Of course it was the music that brought him recognition and eventually landed him an audition with Spyro Gyra, the jazz band founded by saxophonist Jay Beckenstein. He didn’t get the nod for the job on his first try, but was called back to New York to audition when the spot opened up again. On Christmas Eve 1991 he received the news that he was in. “It was OK,” he recalls, laughing. He made his studio debut with Spyro Gyra in 1992 on the album Three Wishes. Twenty-one years and 15 albums later, he’s still providing the bass line for the band, most often playing one of his handmade Ambush Custom five-string bass guitars.

On recordings and on stage, Ambush joins band mates Beckenstein, pianist Tom Schuman, guitarist Julio Fernandez and drummer Lee Pearson. Since its debut in 1977, Spyro Gyra has become a formidable force in jazz music, releasing 32 albums, switching comfortably from studio to stage, and back again. On its new record, Rhinebeck Sessions, set to be released this fall, band members assembled for live sessions in Rhinebeck, N.Y., actually writing and trying out new material in-studio, then sending tracks for mixing to a separate studio in Kentucky. Later, they listened to edits posted on an internet cloud file-sharing program. Throughout the production process musicians and technicians emailed comments back and forth to each other.

While technology’s effect on the culture as a whole and music in particular can be debated by artists and fans alike, Ambush says, “It has leveled the playing field for a lot of people to make a professional-sounding album, and that’s a great thing.”

Even so, he says he knows that audiences connect with live music in a special way, as a special form of communication. “The experience of seeing live music will always be an interaction for people, an ebb and flow. It will always be there.

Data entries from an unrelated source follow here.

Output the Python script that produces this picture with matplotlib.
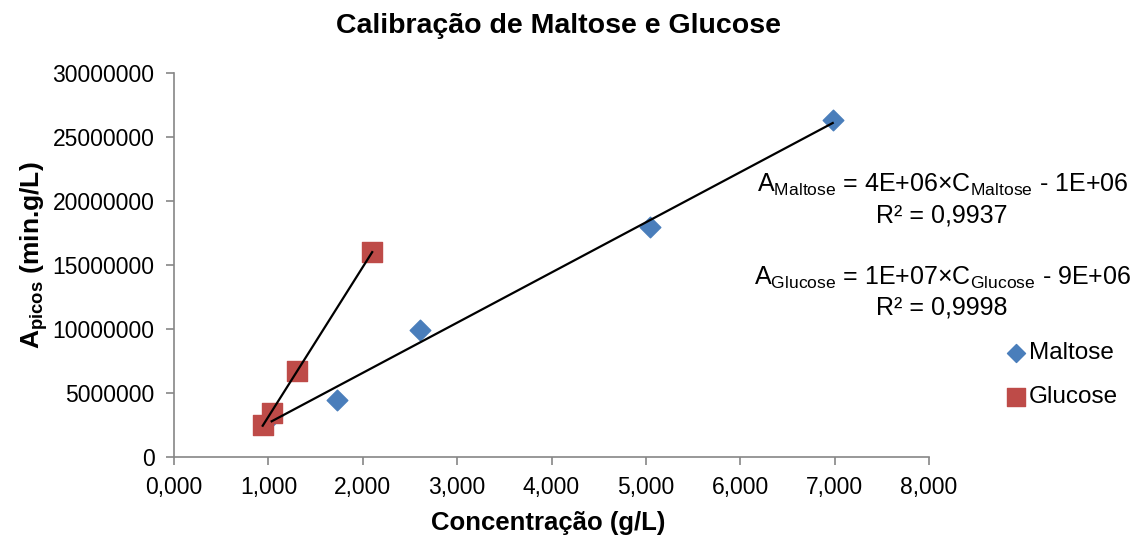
import numpy as np
import matplotlib.pyplot as plt
from matplotlib.ticker import FuncFormatter

plt.rcParams['font.family'] = ['Liberation Sans', 'DejaVu Sans']
plt.rcParams['mathtext.fontset'] = 'custom'
plt.rcParams['mathtext.rm'] = 'Liberation Sans'
plt.rcParams['mathtext.it'] = 'Liberation Sans:italic'
plt.rcParams['mathtext.bf'] = 'Liberation Sans:bold'

# concentração (g/L) e área dos picos (min.g/L)
maltose_c = [1.035, 1.73, 2.61, 5.04, 6.98]
maltose_a = [3.2e6, 4.45e6, 9.9e6, 18.0e6, 26.3e6]
glucose_c = [0.94, 1.035, 1.30, 2.10]
glucose_a = [2.5e6, 3.46e6, 6.7e6, 16.0e6]

W, H = 1148, 543
fig = plt.figure(figsize=(W / 100, H / 100), dpi=100)
ax = fig.add_axes([174/W, 1 - 457/H, (929-174)/W, (457-73)/H])

def px(x, y):
    return x / W, 1 - y / H

ax.scatter(maltose_c, maltose_a, marker='D', s=110, color='#4a7ebb',
           edgecolors='#4a7ebb', label='Maltose', zorder=3)
ax.scatter(glucose_c, glucose_a, marker='s', s=225, color='#be4b48',
           edgecolors='#be4b48', label='Glucose', zorder=3)

# linhas de tendência (regressão linear)
for c, a in ((maltose_c, maltose_a), (glucose_c, glucose_a)):
    k, b = np.polyfit(c, a, 1)
    xs = np.array([min(c), max(c)])
    ax.plot(xs, k * xs + b, color='black', lw=1.6, zorder=4)

ax.set_xlim(0, 8)
ax.set_ylim(0, 30000000)
ax.set_xticks(np.arange(0, 9, 1))
ax.set_yticks(np.arange(0, 30000001, 5000000))
ax.xaxis.set_major_formatter(FuncFormatter(lambda v, p: f'{v:.3f}'.replace('.', ',')))
ax.yaxis.set_major_formatter(FuncFormatter(lambda v, p: f'{int(v)}'))
ax.tick_params(labelsize=16.5, length=6, color='#868686', width=1.2, pad=8)

for s in ('top', 'right'):
    ax.spines[s].set_visible(False)
for s in ('left', 'bottom'):
    ax.spines[s].set_color('#868686')
    ax.spines[s].set_linewidth(1.2)

fig.text(*px(559, 33), 'Calibração de Maltose e Glucose', fontsize=20.5,
         fontweight='bold', ha='center', va='baseline')
ax.set_xlabel('Concentração (g/L)', fontsize=18.5, fontweight='bold')
ax.xaxis.set_label_coords((548 - 174) / 755, -(511 - 457) / 384)
ax.set_ylabel(r'$\mathbf{A_{picos}}$ (min.g/L)', fontsize=19, fontweight='bold')
ax.yaxis.set_label_coords((50 - 174) / 755, (457 - 255) / 384)

eq_kw = dict(fontsize=18, ha='center', va='baseline')
fig.text(*px(943, 192),
         r'A$_{\mathrm{Maltose}}$ = 4E+06×C$_{\mathrm{Maltose}}$ - 1E+06', **eq_kw)
fig.text(*px(942, 222), 'R² = 0,9937', **eq_kw)
fig.text(*px(943, 285),
         r'A$_{\mathrm{Glucose}}$ = 1E+07×C$_{\mathrm{Glucose}}$ - 9E+06', **eq_kw)
fig.text(*px(942, 315), 'R² = 0,9998', **eq_kw)

leg = ax.legend(loc='center left', bbox_to_anchor=px(994, 375),
                bbox_transform=fig.transFigure, frameon=False, fontsize=17.5,
                borderpad=0, handlelength=0.8, handletextpad=0.15,
                labelspacing=0.9)
leg.legend_handles[0].set_sizes([84])
leg.legend_handles[1].set_sizes([150])

fig.savefig('out.png', dpi=100)
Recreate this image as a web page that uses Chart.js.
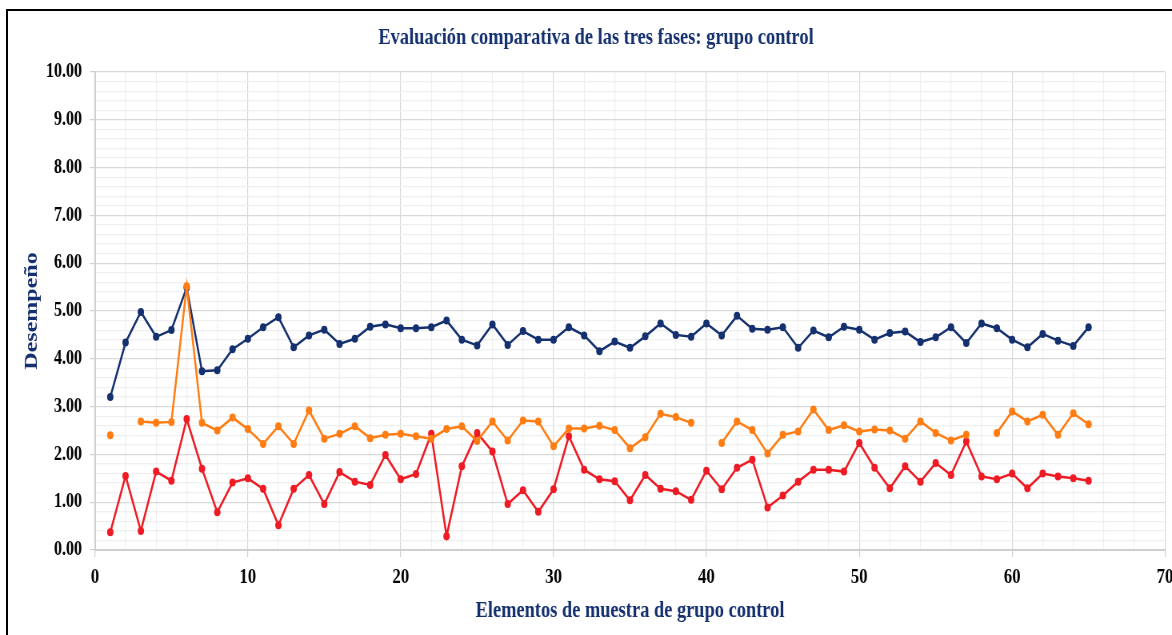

I’d like to think it will anyway.”

He describes a moment when the live audience connection struck him profoundly. He was in Cape Town, South Africa, in an arena with 10,000 people. The band started the opening notes of Morning Dance and the audience started swaying and humming along. “I got goose bumps,” he says.

Ambush says he still feels like a kid when he’s performing music out on the road. “I’ve never felt my age,” he says. What he does feel is fortunate to be able to see the world while playing this timeless, borderless music.